E non ci si è concentrati sulle logiche della grande distribuzione, indagando per esempio su come vengono conservati i bancali d’olio nei loro magazzini. Gli esperti sanno bene che l’olio va conservato a una temperatura intorno ai dieci, quindici gradi, altrimenti gli oli sono a rischio ossidazione, soprattutto quelli da "primo prezzo”. Può dunque succedere che gli oli da primo prezzo possano evolvere in maniera imperfetta, ma è un rischio, questo, che vale anche con tutti i prodotti alimentari da primo prezzo in commercio.

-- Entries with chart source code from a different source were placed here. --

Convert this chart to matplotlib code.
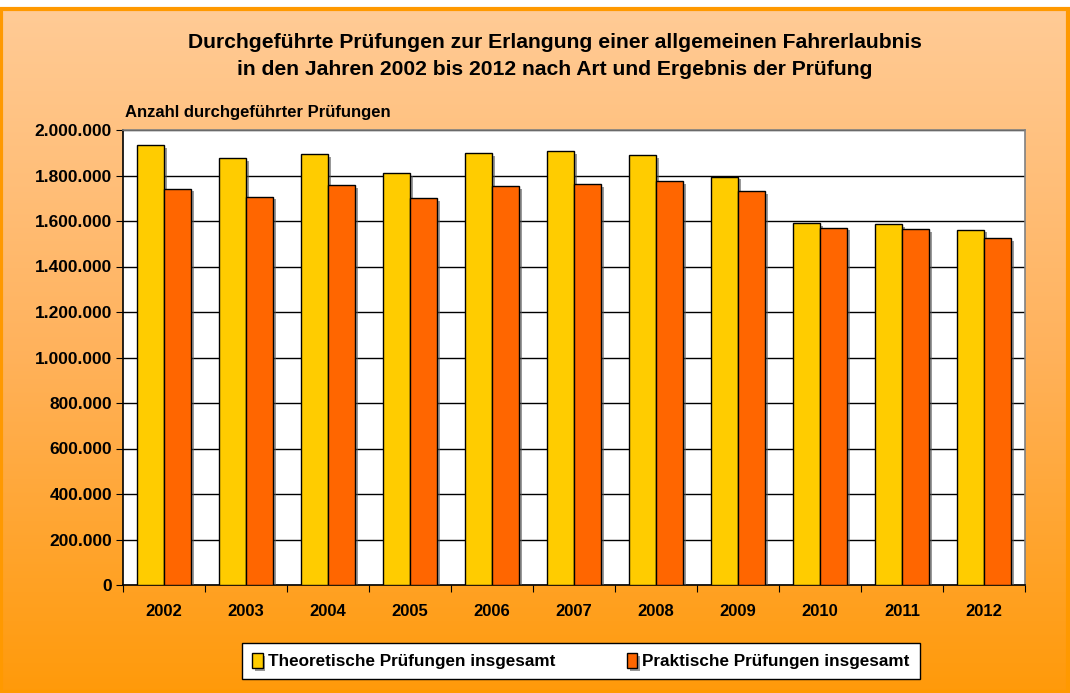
import numpy as np
import matplotlib
matplotlib.use("Agg")
import matplotlib.pyplot as plt
import matplotlib.patheffects as pe
from matplotlib.patches import Rectangle
from matplotlib.colors import LinearSegmentedColormap
from matplotlib.ticker import FuncFormatter, MultipleLocator

# Daten
jahre = ["2002", "2003", "2004", "2005", "2006", "2007", "2008", "2009", "2010", "2011", "2012"]
theoretisch = [1933000, 1878000, 1893000, 1812000, 1897000, 1906000, 1889000, 1795000, 1590000, 1588000, 1562000]
praktisch = [1742000, 1707000, 1757000, 1701000, 1755000, 1761000, 1774000, 1733000, 1571000, 1565000, 1524000]

titel = ("Durchgeführte Prüfungen zur Erlangung einer allgemeinen Fahrerlaubnis\n"
         "in den Jahren 2002 bis 2012 nach Art und Ergebnis der Prüfung")
y_titel = "Anzahl durchgeführter Prüfungen"
legende = ["Theoretische Prüfungen insgesamt", "Praktische Prüfungen insgesamt"]

plt.rcParams["font.family"] = ["Liberation Sans", "DejaVu Sans"]
plt.rcParams["font.weight"] = "bold"

W, H = 1070, 693
fig = plt.figure(figsize=(W / 100, H / 100), dpi=100)
fig.patch.set_facecolor("white")

# Hintergrund mit Verlauf
bg = fig.add_axes([0, 0, 1, 1 - 8 / H], zorder=-10)
cmap = LinearSegmentedColormap.from_list("bg", ["#FFCB96", "#FFB25C", "#FF9A0A"])
grad = np.linspace(0, 1, 256).reshape(-1, 1)
bg.imshow(grad, aspect="auto", cmap=cmap, extent=[0, 1, 0, 1], origin="upper")
bg.set_axis_off()
fig.patches.append(Rectangle((0.001, 0.001), 0.997, 1 - 8 / H - 0.002, transform=fig.transFigure,
                             fill=False, edgecolor="#FF9900", linewidth=3, zorder=-5))

ax = fig.add_axes([123 / W, 1 - 585 / H, 902 / W, 455 / H])
ax.set_facecolor("white")

x = np.arange(len(jahre))
bw = 0.33
schatten = [pe.SimplePatchShadow(offset=(2, -2), shadow_rgbFace="#555555", alpha=0.6), pe.Normal()]
b1 = ax.bar(x - bw / 2, theoretisch, bw, color="#FFCC00", edgecolor="black", linewidth=1, zorder=3,
            label=legende[0])
b2 = ax.bar(x + bw / 2, praktisch, bw, color="#FF6600", edgecolor="black", linewidth=1, zorder=3,
            label=legende[1])
for b in list(b1) + list(b2):
    b.set_path_effects(schatten)

ax.set_xlim(-0.5, len(jahre) - 0.5)
ax.set_ylim(0, 2000000)
ax.yaxis.set_major_locator(MultipleLocator(200000))
ax.yaxis.set_major_formatter(FuncFormatter(lambda v, p: f"{int(v):,}".replace(",", ".")))
ax.grid(axis="y", color="black", linewidth=1, zorder=0)
ax.set_axisbelow(True)

ax.set_xticks(np.arange(len(jahre) + 1) - 0.5)
ax.set_xticklabels([])
ax.set_xticks(x, minor=True)
ax.set_xticklabels(jahre, minor=True)
ax.tick_params(axis="x", which="major", length=5, direction="out", color="black")
ax.tick_params(axis="x", which="minor", length=0, pad=14, labelsize=12)
ax.tick_params(axis="y", length=5, direction="out", labelsize=12.5, pad=3)
for lbl in ax.get_xticklabels(minor=True) + ax.get_yticklabels():
    lbl.set_fontweight("bold")

ax.spines["left"].set_color("black")
ax.spines["bottom"].set_color("black")
ax.spines["top"].set_color("#808080")
ax.spines["right"].set_color("#808080")
for s in ax.spines.values():
    s.set_linewidth(1.2)

fig.text(555 / W, 1 - 56 / H, titel, ha="center", va="center", fontsize=15.2, fontweight="bold",
         linespacing=1.5)
fig.text(125 / W, 1 - 113 / H, y_titel, ha="left", va="center", fontsize=12, fontweight="bold")

leg = fig.legend(handles=[b1, b2], labels=legende, loc="center", bbox_to_anchor=(581 / W, 1 - 661 / H),
                 ncol=2, frameon=True, fancybox=False, edgecolor="black", facecolor="white",
                 framealpha=1, prop={"weight": "bold", "size": 12.3}, handlelength=0.6,
                 handleheight=1.0, handletextpad=0.3, columnspacing=4.2, borderpad=0.6,
                 borderaxespad=0)
leg.get_frame().set_linewidth(1)

fig.savefig("out.png", dpi=100)
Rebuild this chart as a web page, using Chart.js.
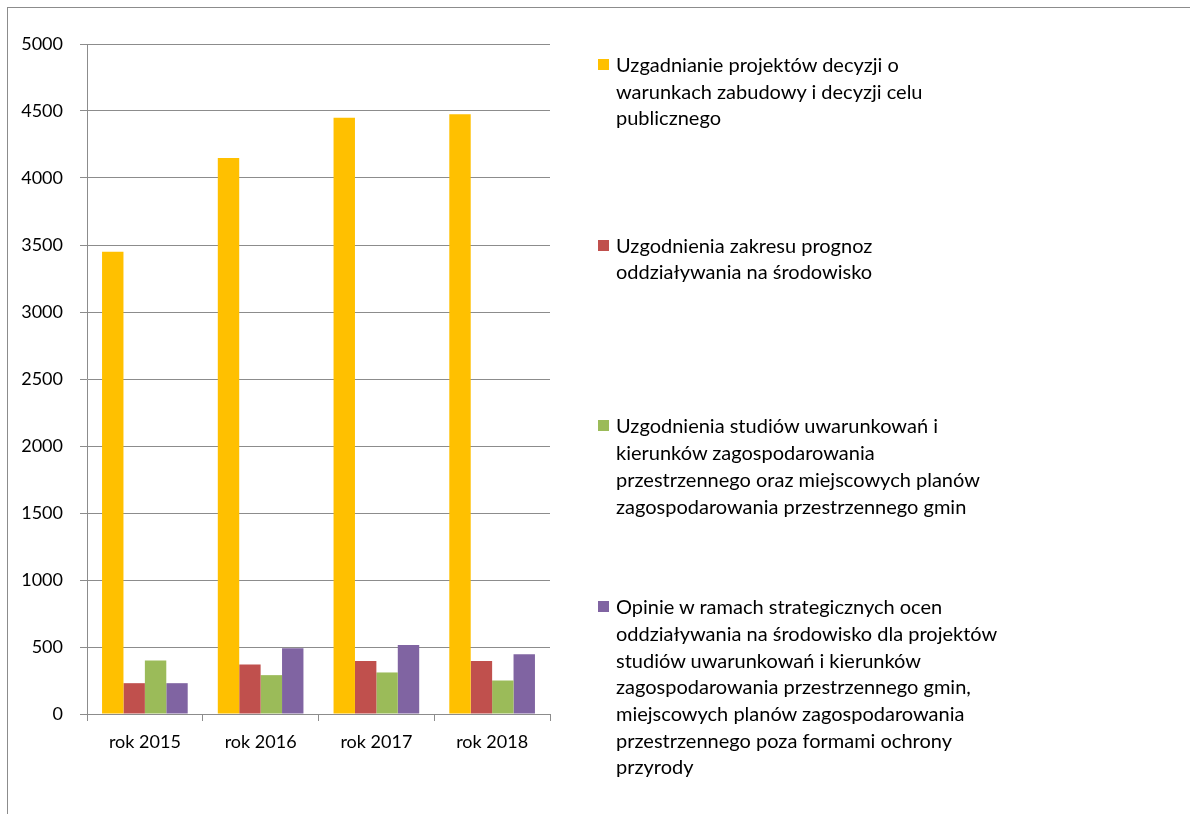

Qualsiasi cibo o bevanda valutata sensorialmente può dar luogo a imperfezioni, ma da qui a parlare di truffa ce ne vuole. Per il consumatore la via d’uscita c’è: è sufficiente che paghi di più per poter aspirare al meglio, ma se non lo fa vuol dire che non è disposto a spendere cifre ritenute a torto o a ragione alte, soprattutto in tempi di crisi. Succede con tutti gli alimenti, non solo con gli oli extra vergini di oliva, solo che per quest’ultimi la valutazione sensoriale è imposta dalla legge. Se si vuole essere onesti intellettualmente, si sa bene che il punto debole, mai preso nella dovuta considerazione, è soprattutto il modo di conservare e stoccare gli oli nei magazzini dei punti vendita. Occorrerebbe dunque rivoluzionare la gestione degli oli, non dimenticando che si tratta di un corpo vivo, fragile, e pertanto soggetto a modificarsi nella stua struttura. Se non si ha consapevolezza di ciò, allora è legittimo sospettare che dietro tali campagne ci sia malafede. Continuiamo a farci del male, da masochisti incalliti quali siamo, e alla fine prima o poi, vedrete, distruggeremo l’onorabilità di tutto, ma proprio tutto (piccole, medie e grandi imprese) il comparto oleario. Non ci credete? Aspettate, date tempo al tempo.